Lantas bagaimana nasib honorer di tengah wacana penghematan anggaran ini? Isu mengenai penghematan belanja negara tak pelak menyebabkan banyak tenaga honorer dan kontrak khawatir. Apalagi pada Inpres No 1 Tahun 2025 memang tertulis perintah untuk menghemat belanja honorarium bagi kepala daerah di tingkat provinsi maupun kabupaten/kota.
Beberapa waktu lalu, pemerintah sebetulnya sempat menegaskan komitmennya untuk menghindari pemutusan hubungan kerja massal dan memastikan tidak ada pengurangan pendapatan bagi tenaga honorer. Namun, meskipun ada janji tersebut, banyak tenaga honorer yang masih merasa cemas mengenai masa depan mereka. Kekhawatiran utama tenaga HR mencakup kemungkinan pengurangan gaji hingga kehilangan pekerjaan akibat pemutusan hubungan kerja seperti yang telah dialami karyawan RRI.

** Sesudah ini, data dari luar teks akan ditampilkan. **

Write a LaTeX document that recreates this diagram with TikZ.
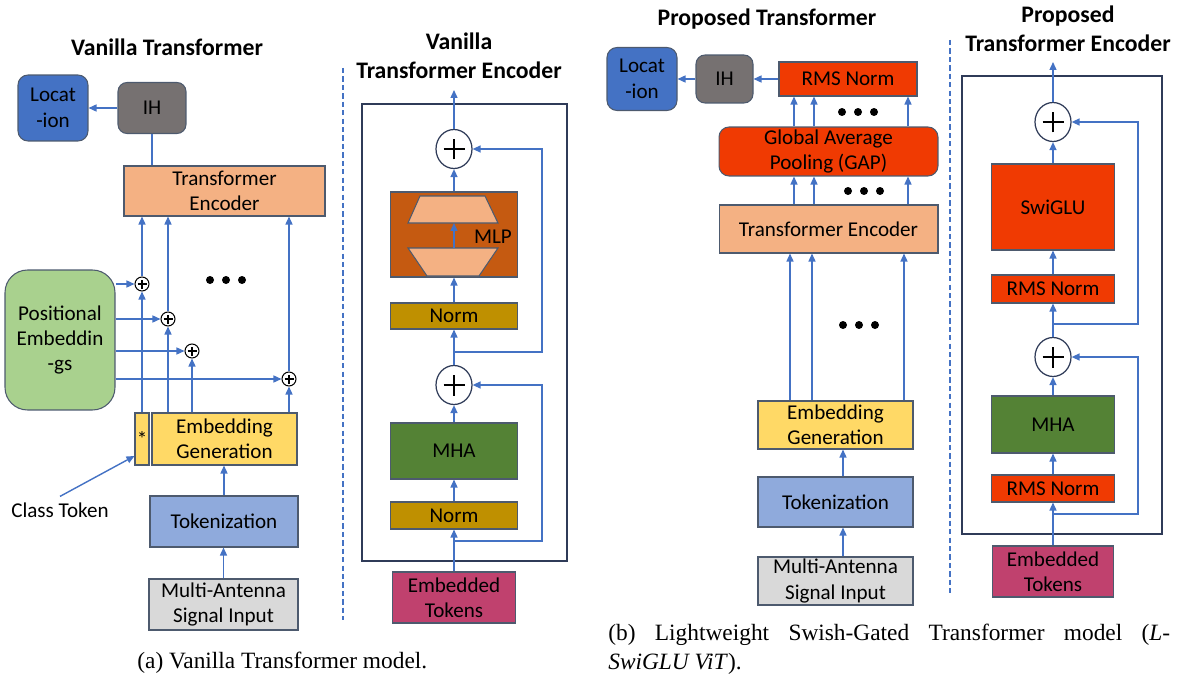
\documentclass[tikz,border=0pt]{standalone}
\usepackage{fontspec}
\setmainfont{Carlito}
\newfontfamily\capfont{Liberation Serif}
\usepackage{xcolor}
\usetikzlibrary{arrows.meta,shapes.geometric}

\definecolor{arrblue}{HTML}{4472C4}
\definecolor{edge}{HTML}{4D5A6E}
\definecolor{navy}{HTML}{2F3B58}
\definecolor{locblue}{HTML}{4472C4}
\definecolor{ihgray}{HTML}{767171}
\definecolor{encorange}{HTML}{F4B183}
\definecolor{posgreen}{HTML}{A9D18E}
\definecolor{embyellow}{HTML}{FFD966}
\definecolor{tokblue}{HTML}{8FAADC}
\definecolor{inpgray}{HTML}{D9D9D9}
\definecolor{mlporange}{HTML}{C55A11}
\definecolor{normgold}{HTML}{BF9000}
\definecolor{mhagreen}{HTML}{548235}
\definecolor{tokpink}{HTML}{C0416E}
\definecolor{rmsred}{HTML}{F03A02}

\tikzset{
  blk/.style={draw=edge, line width=0.6pt, align=center, inner sep=0pt},
  wh/.style 2 args={minimum width=#1cm, minimum height=#2cm},
  outer/.style={draw=navy, line width=1.1pt, inner sep=0pt},
  ttl/.style={font=\bfseries\fontsize{13.5}{16.3}\selectfont, align=center},
  arr/.style={draw=arrblue, line width=0.8pt, -{Triangle[length=1.6mm,width=1.4mm]}},
  ln/.style={draw=arrblue, line width=0.8pt},
  sep/.style={draw=arrblue, line width=1pt, dash pattern=on 3pt off 1.8pt},
  captxt/.style={anchor=base west, inner sep=0pt, font=\capfont\fontsize{13.3}{16.6}\selectfont},
  sumbig/.style={ellipse, draw=navy, line width=0.7pt, fill=white, inner sep=0pt,
    minimum width=0.72cm, minimum height=0.78cm,
    path picture={\draw[line width=1.4pt, black]
      ([xshift=-0.21cm]path picture bounding box.center) -- ([xshift=0.21cm]path picture bounding box.center)
      ([yshift=-0.21cm]path picture bounding box.center) -- ([yshift=0.21cm]path picture bounding box.center);}},
  sumsmall/.style={circle, draw=black, line width=0.6pt, fill=white, inner sep=0pt,
    minimum size=0.28cm,
    path picture={\draw[line width=0.7pt, black]
      ([xshift=-0.09cm]path picture bounding box.center) -- ([xshift=0.09cm]path picture bounding box.center)
      ([yshift=-0.09cm]path picture bounding box.center) -- ([yshift=0.09cm]path picture bounding box.center);}},
}

\begin{document}
\begin{tikzpicture}[x=0.02cm, y=-0.02cm, every node/.style={font=\fontsize{12}{14.5}\selectfont}]
    \useasboundingbox (0,0) rectangle (1187,679);

    % (a) Vanilla Transformer
    \node[ttl] (ttl1) at (167,47) {Vanilla Transformer};
    \node[blk, fill=locblue, rounded corners=0.2cm, wh={1.4}{1.32}] (loc1) at (53,108) {Locat\\-ion};
    \node[blk, fill=ihgray, rounded corners=0.18cm, wh={1.36}{1.02}] (ih1) at (152,108) {IH};
    \node[blk, fill=encorange, wh={4.02}{1.0}] (enc1) at (224.5,191) {Transformer\\Encoder};
    \node[blk, fill=posgreen, rounded corners=0.45cm, wh={2.2}{2.8}] (pos) at (60,340) {Positional\\Embeddin\\-gs};
    \node[blk, fill=embyellow, wh={0.28}{1.04}] (star) at (142,439) {*};
    \node[blk, fill=embyellow, wh={2.9}{1.04}] (emb1) at (224.5,439) {Embedding\\Generation};
    \node[blk, fill=tokblue, wh={2.96}{1.02}] (tok1) at (224,521.5) {Tokenization};
    \node[blk, fill=inpgray, wh={2.98}{1.02}] (inp1) at (223.5,604.5) {Multi-Antenna\\Signal Input};
    \node (ctok) at (60,510) {Class Token};

    % adders
    \node[sumsmall] (p1) at (142,284) {};
    \node[sumsmall] (p2) at (168,319) {};
    \node[sumsmall] (p3) at (192,351) {};
    \node[sumsmall] (p4) at (289,379) {};
    \foreach \dx in {-16,0,16} \fill (226+\dx,280) circle (0.08cm);

    \draw[arr] (ih1) -- (loc1);
    \draw[ln] (enc1.north -| ih1.south) -- (ih1.south);
    \draw[arr] (star) -- (p1);
    \draw[arr] (p1) -- (p1 |- enc1.south);
    \draw[arr] (emb1.north -| p2) -- (p2);
    \draw[arr] (p2) -- (p2 |- enc1.south);
    \draw[arr] (emb1.north -| p3) -- (p3);
    \draw[arr] (emb1.north -| p4) -- (p4);
    \draw[arr] (p4) -- (p4 |- enc1.south);
    \foreach \p in {p1,p2,p3,p4} \draw[arr] (pos.east |- \p) -- (\p);
    \draw[arr] (ctok.north) -- ([yshift=-0.34cm]star.west);
    \draw[arr] (tok1.north) -- (tok1.north |- emb1.south);
    \draw[arr] (inp1.north) -- (inp1.north |- tok1.south);

    % Vanilla encoder
    \draw[sep] (343,68) -- (343,620);
    \node[ttl] (ttl2) at (459,55.5) {Vanilla\\Transformer Encoder};
    \node[outer, wh={4.1}{9.14}] (venc) at (464.5,332.5) {};
    \node[sumbig] (sA) at (454,149) {};
    \node[blk, fill=mlporange, wh={2.54}{1.7}] (mlp) at (454,234.5) {};
    \draw[draw=edge, line width=0.6pt, fill=encorange] (420,196) -- (485,196) -- (498,223) -- (408,223) -- cycle;
    \draw[draw=edge, line width=0.6pt, fill=encorange] (408,248) -- (498,248) -- (479,276) -- (427,276) -- cycle;
    \coordinate (tT) at (454,223);
    \coordinate (tB) at (454,248);
    \draw[arr] (tB) -- (tT);
    \node (mlpl) at (493,237) {MLP};
    \node[blk, fill=normgold, wh={2.54}{0.52}] (nA) at (454,316) {Norm};
    \node[sumbig] (sB) at (454,385) {};
    \node[blk, fill=mhagreen, wh={2.54}{1.12}] (mha1) at (454,451) {MHA};
    \node[blk, fill=normgold, wh={2.54}{0.54}] (nB) at (454,515.5) {Norm};
    \node[blk, fill=tokpink, wh={2.46}{1.02}] (et1) at (454,597.5) {Embedded\\Tokens};

    \coordinate (out1) at (454,90);
    \draw[arr] (sA) -- (out1);
    \draw[arr] (mlp) -- (sA);
    \draw[arr] (nA) -- (mlp);
    \draw[arr] (sB) -- (nA);
    \draw[arr] (mha1) -- (sB);
    \draw[arr] (nB) -- (mha1);
    \draw[arr] (et1) -- (nB);
    \coordinate (brA) at (454,352);
    \draw[arr] (brA) -- ++(88,0) |- (sA.east);
    \coordinate (brB) at (454,541);
    \draw[arr] (brB) -- ++(88,0) |- (sB.east);

    % (b) Proposed Transformer
    \node[ttl] (ttl3) at (767,19) {Proposed Transformer};
    \node[blk, fill=locblue, rounded corners=0.2cm, wh={1.4}{1.26}] (loc2) at (642,79) {Locat\\-ion};
    \node[blk, fill=ihgray, rounded corners=0.18cm, wh={1.14}{0.96}] (ih2) at (724.5,79) {IH};
    \node[blk, fill=rmsred, wh={2.76}{0.68}] (rms0) at (848,79) {RMS Norm};
    \node[blk, fill=rmsred, rounded corners=0.2cm, wh={4.38}{0.98}] (gap) at (828.5,151.5) {Global Average\\Pooling (GAP)};
    \node[blk, fill=encorange, wh={4.38}{0.96}] (enc2) at (828.5,229) {Transformer Encoder};
    \node[blk, fill=embyellow, wh={3.1}{0.96}] (emb2) at (835.5,425) {Embedding\\Generation};
    \node[blk, fill=tokblue, wh={3.1}{1.0}] (tok2) at (835.5,502) {Tokenization};
    \node[blk, fill=inpgray, wh={3.1}{0.96}] (inp2) at (835.5,581) {Multi-Antenna\\Signal Input};
    \foreach \dx in {-16,0,16} {
      \fill (858+\dx,112) circle (0.08cm);
      \fill (864+\dx,191) circle (0.08cm);
      \fill (859+\dx,325) circle (0.08cm);
    }

    \draw[arr] (rms0) -- (ih2);
    \draw[arr] (ih2) -- (loc2);
    \foreach \x [count=\i] in {794,814,908} \coordinate (cu\i) at (\x,0);
    \foreach \x [count=\i] in {790,812,904} \coordinate (cl\i) at (\x,0);
    \foreach \i in {1,2,3} {
      \draw[arr] (cu\i |- gap.north) -- (cu\i |- rms0.south);
      \draw[arr] (cu\i |- enc2.north) -- (cu\i |- gap.south);
      \draw[arr] (cl\i |- emb2.north) -- (cl\i |- enc2.south);
    }
    \coordinate (cm) at (843,0);
    \draw[arr] (cm |- tok2.north) -- (cm |- emb2.south);
    \draw[arr] (cm |- inp2.north) -- (cm |- tok2.south);

    % Proposed encoder
    \draw[sep] (950,40) -- (950,595);
    \node[ttl] (ttl4) at (1068,28.5) {Proposed\\Transformer Encoder};
    \node[outer, wh={4.0}{9.16}] (penc) at (1062,305) {};
    \node[sumbig] (sC) at (1053,122) {};
    \node[blk, fill=rmsred, wh={2.46}{1.72}] (swi) at (1053,207) {SwiGLU};
    \node[blk, fill=rmsred, wh={2.46}{0.56}] (rA) at (1053,289) {RMS Norm};
    \node[sumbig] (sD) at (1053,357) {};
    \node[blk, fill=mhagreen, wh={2.46}{1.14}] (mha2) at (1053,424.5) {MHA};
    \node[blk, fill=rmsred, wh={2.46}{0.54}] (rB) at (1053,488.5) {RMS Norm};
    \node[blk, fill=tokpink, wh={2.42}{1.02}] (et2) at (1053,571.5) {Embedded\\Tokens};

    \coordinate (out2) at (1053,62);
    \draw[arr] (sC) -- (out2);
    \draw[arr] (swi) -- (sC);
    \draw[arr] (rA) -- (swi);
    \draw[arr] (sD) -- (rA);
    \draw[arr] (mha2) -- (sD);
    \draw[arr] (rB) -- (mha2);
    \draw[arr] (et2) -- (rB);
    \coordinate (brC) at (1053,324);
    \draw[arr] (brC) -- ++(85,0) |- (sC.east);
    \coordinate (brD) at (1053,514);
    \draw[arr] (brD) -- ++(85,0) |- (sD.east);

    % captions
    \node[captxt] (capa) at (137,668) {(a) Vanilla Transformer model.};
    \node[captxt] (capb) at (608,640)
      {\parbox[t]{11.24cm}{(b) Lightweight Swish-Gated Transformer model (\textit{L-}\linebreak\textit{SwiGLU ViT}).}};
\end{tikzpicture}
\end{document}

Gaji Honorer Berkurang Akibat Efisiensi Anggaran?
Masih menurut Inpres No 1 Tahun 2025 poin keempat, tertulis bahwa pembatasan belanja honorarium akan dilakukan melalui pembatasan jumlah tim dan besaran honorarium. Tidak ada pernyataan eksplisit bahwa presiden menginstruksikan pemerintah daerah untuk langsung mengurangi upah tenaga honorer dan mem-PHK tenaga lepas. Namun yang jelas, potensi pemerintah menaikkan gaji HR dan tenaga non ASN lainnya menjadi sangat kecil. Begitu juga dengan gaji untuk PPPK paruh waktu dan pekerja kontrak lainnya.
Untuk guru honorer, Presiden Prabowo sebetulnya sempat menyatakan akan meningkatkan tunjangan profesi menjadi 2 juta rupiah pada hari guru tahun 2024 lalu. Namun hanya guru honorer yang sudah lulus sertifikasi saja yang berhak atas kenaikan tunjangan tersebut. Pun hingga hari ini, belum ada kelanjutan mengenai wacana tersebut.
Honorer Terancam PHK karena karena Efisiensi Anggaran
Program penghematan anggaran, sayangnya memang bisa berimbas pada pemutusan kontrak kerja bagi mereka yang bekerja di instansi pemerintahan. Selain itu, pemerintah juga tidak akan menambah pegawai non ASN, baik itu guru honorer maupun tenaga kontrak teknis.
Bagaimana dengan wacana pengangkatan PPPK paruh waktu? Untuk PPPK paruh waktu, pemerintah hanya akan mengambil tenaga honorer yang telah lolos seleksi administrasi rekrutmen CPNS dan PPPK. Negara tidak akan membuka rekrutmen baru sebagaimana seleksi CASN 2024.
Dampak Efisiensi Anggaran pada Pelayanan Publik
Tak hanya menyebabkan nasib honorer terancam, implementasi efisiensi anggaran juga bisa berdampak buruk pada kualitas pelayanan publik. Beberapa program penghematan seperti pemangkasan budget perjalanan dinas dan studi banding memang mendapat pujian dari berbagai kalangan.
Namun di sisi lain, akan ada potensi yang cukup serius ketika penghematan anggaran langsung menyasar tenaga pemerintahan yang bersinggungan langsung dengan masyarakat, seperti honorer. Pemangkasan guru honorer, misalnya, jelas bisa berimbas buruk bagi para siswa. Apalagi di daerah pelosok, tak sedikit sekolah yang sangat bergantung pada tenaga HR.
Hingga tahun ini, jumlah tenaga HR sendiri memang masih sangat banyak. Berdasarkan data terbaru, terdapat 2,3 juta tenaga HR, dengan mayoritas bekerja di pemerintah daerah dan berprofesi sebagai guru. Lebih lanjut, laporan dari DPR bahkan mengungkapkan adanya tambahan 3,38 juta tenaga honorer yang belum terdata sebelumnya, sehingga totalnya mencapai 5,6 juta orang.
Pada akhirnya, berkurangnya jumlah dan tingkat kesejahteraan tenaga HR sebagai dampak dari efisiensi anggaran pasti akan menurunkan kualitas layanan terhadap warga. Sebab merekalah memberikan pelayanan publik dalam kehidupan sehari-hari.